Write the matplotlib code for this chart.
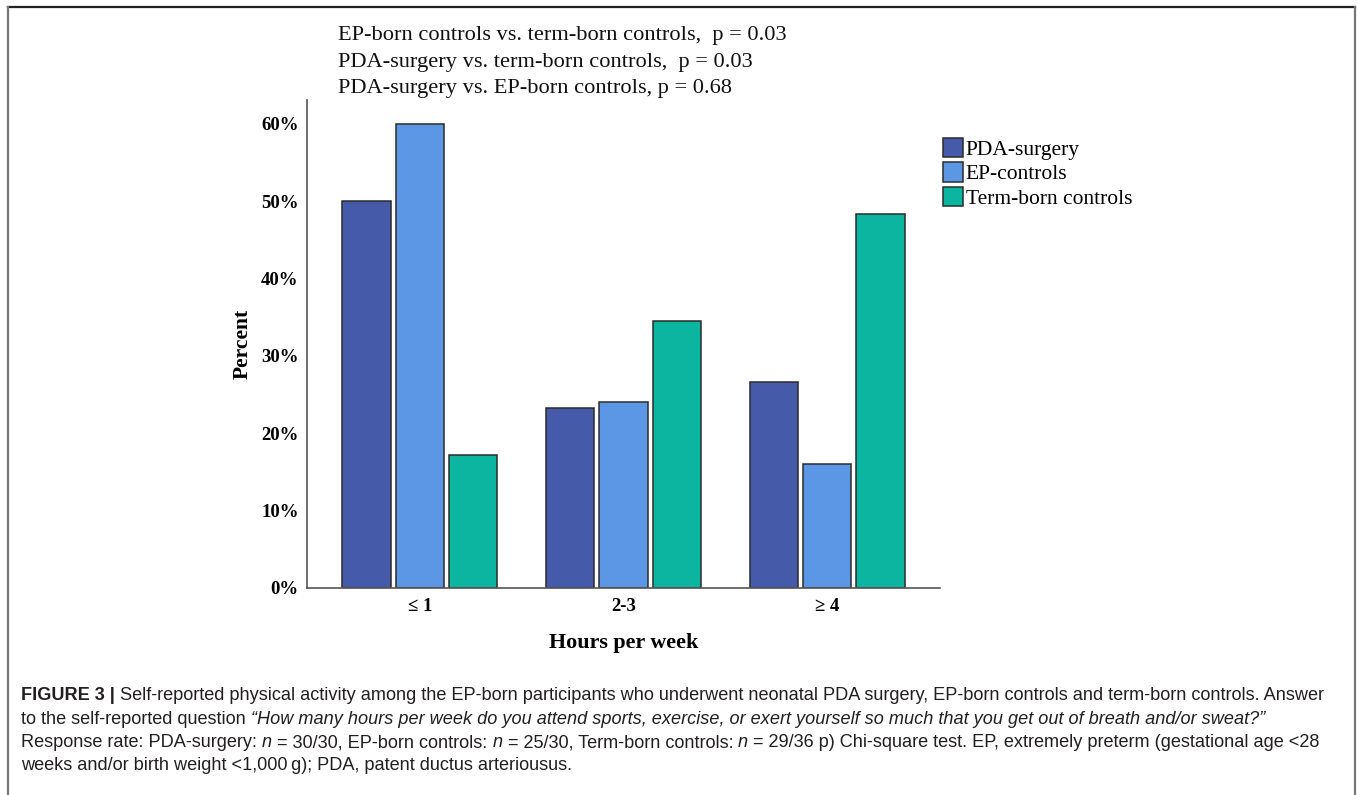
import numpy as np
import matplotlib
matplotlib.use("Agg")
import matplotlib.pyplot as plt
from matplotlib.lines import Line2D
from matplotlib.patches import Patch

categories = ["≤ 1", "2-3", "≥ 4"]
groups = ["PDA-surgery", "EP-controls", "Term-born controls"]
pda_surgery = [50.0, 23.3, 26.7]
ep_controls = [60.0, 24.0, 16.0]
term_born = [17.2, 34.5, 48.3]
colors = ["#455AA8", "#5B97E4", "#0BB5A0"]

p_lines = [
    "EP-born controls vs. term-born controls,  p = 0.03",
    "PDA-surgery vs. term-born controls,  p = 0.03",
    "PDA-surgery vs. EP-born controls, p = 0.68",
]

W, H = 1358, 795
fig = plt.figure(figsize=(W / 100, H / 100), dpi=100)
fig.patch.set_facecolor("white")

serif = "Liberation Serif"
sans = "Liberation Sans"

ax = fig.add_axes([307 / W, 1 - 588 / H, (940 - 307) / W, (588 - 100) / H])
x = np.arange(len(categories))
step = 0.262
bw = 0.236
for i, (vals, c) in enumerate(zip([pda_surgery, ep_controls, term_born], colors)):
    ax.bar(x + (i - 1) * step, vals, bw, color=c, edgecolor="#2b2b2b", linewidth=1.1, zorder=2)

ax.set_xlim(-0.554, 2.554)
ax.set_ylim(0, 63.1)
ax.set_yticks([0, 10, 20, 30, 40, 50, 60])
ax.set_yticklabels([f"{v}%" for v in range(0, 70, 10)], fontfamily=serif, fontweight="bold", fontsize=13.5)
ax.set_xticks(x)
ax.set_xticklabels(categories, fontfamily=serif, fontweight="bold", fontsize=13.5)
ax.tick_params(axis="both", length=0)
ax.tick_params(axis="y", pad=6)
ax.tick_params(axis="x", pad=7)
for s in ["top", "right"]:
    ax.spines[s].set_visible(False)
for s in ["left", "bottom"]:
    ax.spines[s].set_color("#555555")
    ax.spines[s].set_linewidth(1.2)

ax.set_ylabel("Percent", fontfamily=serif, fontweight="bold", fontsize=15.5, labelpad=6)
ax.set_xlabel("Hours per week", fontfamily=serif, fontweight="bold", fontsize=15.8, labelpad=13.5)

handles = [Patch(facecolor=c, edgecolor="#2b2b2b", linewidth=1.1) for c in colors]
fig.legend(handles, groups, loc="upper left", bbox_to_anchor=(934 / W, 1 - 129 / H),
           frameon=False, prop={"family": serif, "size": 15.5}, handlelength=0.95,
           handleheight=1.0, handletextpad=0.12, labelspacing=0.13, borderaxespad=0)

for k, line in enumerate(p_lines):
    fig.text(338 / W, 1 - (35.5 + 26.5 * k) / H, line, fontfamily=serif, fontsize=16.1,
             va="center", ha="left", color="#111111")

# border of the figure panel
fig.add_artist(Line2D([8 / W, 1355 / W], [1 - 7 / H, 1 - 7 / H], color="#222222", lw=1.6))
fig.add_artist(Line2D([8 / W, 8 / W], [1 - 7 / H, 0], color="#777777", lw=1.6))
fig.add_artist(Line2D([1355 / W, 1355 / W], [1 - 7 / H, 0], color="#777777", lw=1.6))

# caption with mixed styles
renderer = fig.canvas.get_renderer()
cap_size = 13.1
cap_color = "#231f20"


def text_width(s, **kw):
    t = fig.text(0, 0, s, fontfamily=sans, fontsize=cap_size, **kw)
    w = t.get_window_extent(renderer).width
    t.remove()
    return w


space_w = text_width("x x") - text_width("xx")


def draw_segments(x0, y0, segments):
    xpix = x0
    for txt, kw in segments:
        lead = len(txt) - len(txt.lstrip(" "))
        trail = len(txt) - len(txt.rstrip(" "))
        xpix += lead * space_w
        core = txt.strip(" ")
        t = fig.text(xpix / W, 1 - y0 / H, core, fontfamily=sans, fontsize=cap_size,
                     color=cap_color, va="baseline", ha="left", **kw)
        xpix = t.get_window_extent(renderer).x1 + trail * space_w


it = {"fontstyle": "italic"}
bf = {"fontweight": "bold"}
no = {}
draw_segments(21, 700, [
    ("FIGURE 3 | ", bf),
    ("Self-reported physical activity among the EP-born participants who underwent neonatal PDA surgery, "
     "EP-born controls and term-born controls. Answer", no),
])
draw_segments(21, 723.5, [
    ("to the self-reported question ", no),
    ("\u201cHow many hours per week do you attend sports, exercise, or exert yourself so much that you "
     "get out of breath and/or sweat?\u201d", it),
])
draw_segments(21, 747, [
    ("Response rate: PDA-surgery: ", no), ("n", it), (" = 30/30, EP-born controls: ", no), ("n", it),
    (" = 25/30, Term-born controls: ", no), ("n", it),
    (" = 29/36 p) Chi-square test. EP, extremely preterm (gestational age <28", no),
])
draw_segments(21, 770.5, [
    ("weeks and/or birth weight <1,000\u2009g); PDA, patent ductus arteriousus.", no),
])

fig.savefig("out.png", dpi=100, facecolor="white")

........

Which lines contain the word "matplotlib"? Return each of them.

## Answer to the task
Write the matplotlib code for this chart.
import matplotlib
matplotlib.use("Agg")
import matplotlib.pyplot as plt
from matplotlib.lines import Line2D
from matplotlib.patches import Patch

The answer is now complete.